Noah Deich (Columbia Center for Global Energy Policy), Frank Des Rosiers (Government of Canada), Laura Jackson (Government of the United Kingdom), Erin Burns (Carbon180)
Credit: Carbon Removal Canada

What happened: Canada's carbon removal (CDR) sector hit a new threshold at last week's Carbon Removal Day, headlined by a new coalition to mobilize $100 million by 2030 for Canadian CDR projects.

Advance Carbon Removal Coalition is backed by the Government of Canada, NorthX, Shopify, RBC and others. And it isn’t just a procurement tool: it’s putting capital to work across purchases, investments and project finance, creating a full-stack approach to accelerating CDR.

The Advance announcement reflects the sector’s shift from potential to real projects - and the new challenges and opportunities that it brings.
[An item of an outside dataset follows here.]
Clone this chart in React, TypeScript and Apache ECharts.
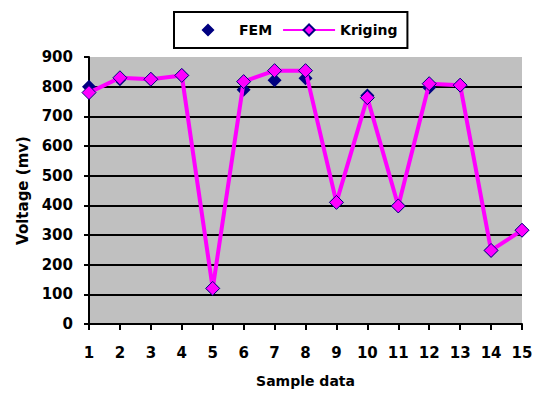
import React, { useEffect, useRef } from "react";
import * as echarts from "echarts";

const categories = ["1", "2", "3", "4", "5", "6", "7", "8", "9", "10", "11", "12", "13", "14", "15"];
const femValues = [800, 825, 825, 838, 120, 790, 822, 828, 410, 770, 398, 797, 805, 248, 316];
const krigingValues = [780, 830, 825, 838, 120, 817, 854, 854, 410, 763, 398, 810, 805, 248, 316];
const yTicks = { min: 0, max: 900, interval: 100 };

const FONT = "'DejaVu Sans', 'Liberation Sans', sans-serif";
// diamond centred inside a 52x14 box (degenerate end segments fix the bounding box)
const FEM_LEGEND_ICON = "path://M0,7L0,7.01M52,7L52,7.01M19.5,7L26,0.5L32.5,7L26,13.5Z";

export default function App() {
  const ref = useRef<HTMLDivElement>(null);
  useEffect(() => {
    if (!ref.current) return;
    const chart = echarts.init(ref.current, null, { renderer: "svg" });
    const gridColors = ["rgba(0,0,0,0)", "#000", "#000", "#000", "#000", "#000", "#000", "#000", "#000", "rgba(0,0,0,0)"];
    chart.setOption({
      animation: false,
      backgroundColor: "#fff",
      textStyle: { fontFamily: FONT },
      legend: {
        left: 174,
        top: 12,
        orient: "horizontal",
        padding: [11, 10, 11, 8],
        borderColor: "#000",
        borderWidth: 2,
        itemWidth: 52,
        itemHeight: 14,
        itemGap: 10,
        textStyle: { fontFamily: FONT, fontWeight: "bold", fontSize: 14, color: "#000" },
        data: [
          { name: "FEM", icon: FEM_LEGEND_ICON, itemStyle: { color: "#000080", opacity: 1 } },
          { name: "Kriging" },
        ],
      },
      grid: {
        left: 89,
        top: 57,
        right: 14,
        bottom: 70,
        backgroundColor: "#C0C0C0",
        show: true,
        borderWidth: 0,
        containLabel: false,
        outerBoundsMode: "none",
      },
      xAxis: {
        type: "category",
        data: categories,
        boundaryGap: false,
        name: "Sample data",
        nameLocation: "middle",
        nameGap: 50,
        nameTextStyle: { fontFamily: FONT, fontWeight: "bold", fontSize: 14, color: "#000" },
        axisLine: { lineStyle: { color: "#000", width: 2 } },
        axisTick: { show: true, length: 6, lineStyle: { color: "#000", width: 2 } },
        axisLabel: { fontFamily: FONT, fontWeight: "bold", fontSize: 15, color: "#000", margin: 21 },
        splitLine: { show: false },
      },
      yAxis: {
        type: "value",
        min: yTicks.min,
        max: yTicks.max,
        interval: yTicks.interval,
        name: "Voltage (mv)",
        nameLocation: "middle",
        nameGap: 59,
        nameTextStyle: { fontFamily: FONT, fontWeight: "bold", fontSize: 15, color: "#000" },
        axisLine: { show: true, lineStyle: { color: "#000", width: 2 } },
        axisTick: { show: true, length: 5, lineStyle: { color: "#000", width: 2 } },
        axisLabel: { fontFamily: FONT, fontWeight: "bold", fontSize: 15, color: "#000", margin: 16 },
        splitLine: { show: true, lineStyle: { color: gridColors, width: 2 } },
      },
      series: [
        {
          name: "FEM",
          type: "scatter",
          data: femValues,
          symbol: "diamond",
          symbolSize: 14,
          itemStyle: { color: "#000080", opacity: 1 },
          z: 2,
        },
        {
          name: "Kriging",
          type: "line",
          data: krigingValues,
          symbol: "diamond",
          symbolSize: 14,
          showAllSymbol: true,
          lineStyle: { color: "#FF00FF", width: 4 },
          itemStyle: { color: "#FF00FF", borderColor: "#000080", borderWidth: 1 },
          z: 3,
        },
      ],
    });
    return () => chart.dispose();
  }, []);
  return <div ref={ref} style={{ width: 536, height: 394, position: "absolute", left: 0, top: 0 }} />;
}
Here’s what we heard throughout the day:

Industrial integration

  • Carbon removal is finding traction inside existing industries - mining, steel, pulp and paper - that have unique feedstocks, whether it’s carbon-absorbing waste rock or concentrated CO2 streams.

  • John Naccarato, VP Strategy at Algoma Steel, described looking for technology partners that can help monetize millions of tonnes of steel slag sitting on their site.

  • A new Carbon Removal Canada report puts the stakes plainly: CDR could boost GDP by $78B annually, cut the marginal cost of net-zero in half by 2050, and keep jobs in communities.

Buy-in

  • Community engagement in CDR is still mostly about playing defence, reacting to opposition when it surfaces rather than building coalitions before it forms.

  • Innisfail (home to Deep Sky’s Alpha site) and Thetford Mines’ “Gris Au Vert” initiative offer compelling examples of what strong community engagement can unlock. Both made strategic decisions to pull CDR projects toward them, turning local assets into leverage.

  • Indigenous consultation and partnerships need the same shift: from compliance checkbox to equity stakes and strategic advantage. Free, prior and informed consent (FPIC) obligations and Article 6 credit opportunities point in the same direction: get in early.

Owning the moment

  • The US retreat on climate creates an opening for Canada, but it’s not inevitable. Carbon 180’s Erin Burns noted that Congressional support is holding: the Republican-controlled house just passed $100M+ for carbon removal R&D and procurement.

  • Canada’s regulatory and policy certainty are becoming a competitive asset, and Clean ITCs that fund up-front construction costs make getting projects financed and off the ground easier.

  • Canada's carbon pricing infrastructure creates a compliance demand signal the US can't replicate.

What needs to happen: Carbon Removal Canada's new Removals into Revenue report lays out the sequencing.

  • Near-term: a $500M backstop for projects and buyers to crowd-in private capital without putting public dollars at risk unless projects fail.

  • Medium-term: scale procurement from $10M to at least $100M per round, creating a demand signal that moves companies from demonstration to commercialization.

  • Long-term: plug CDR into compliance markets like the industrial carbon price and Clean Fuel Regs. And build an Article 6 credit strategy (including FPIC) to unlock international credit sales.

Our takeaway: Advance's full-stack approach - purchases, investment, project finance - fills a gap that procurement alone never could. A credible co-investor or buyer like Advance can unlock new capital by giving a stamp of approval.

A year ago, Canada's CDR sector was making the case for why it should exist. Now, it’s about turning plans into projects.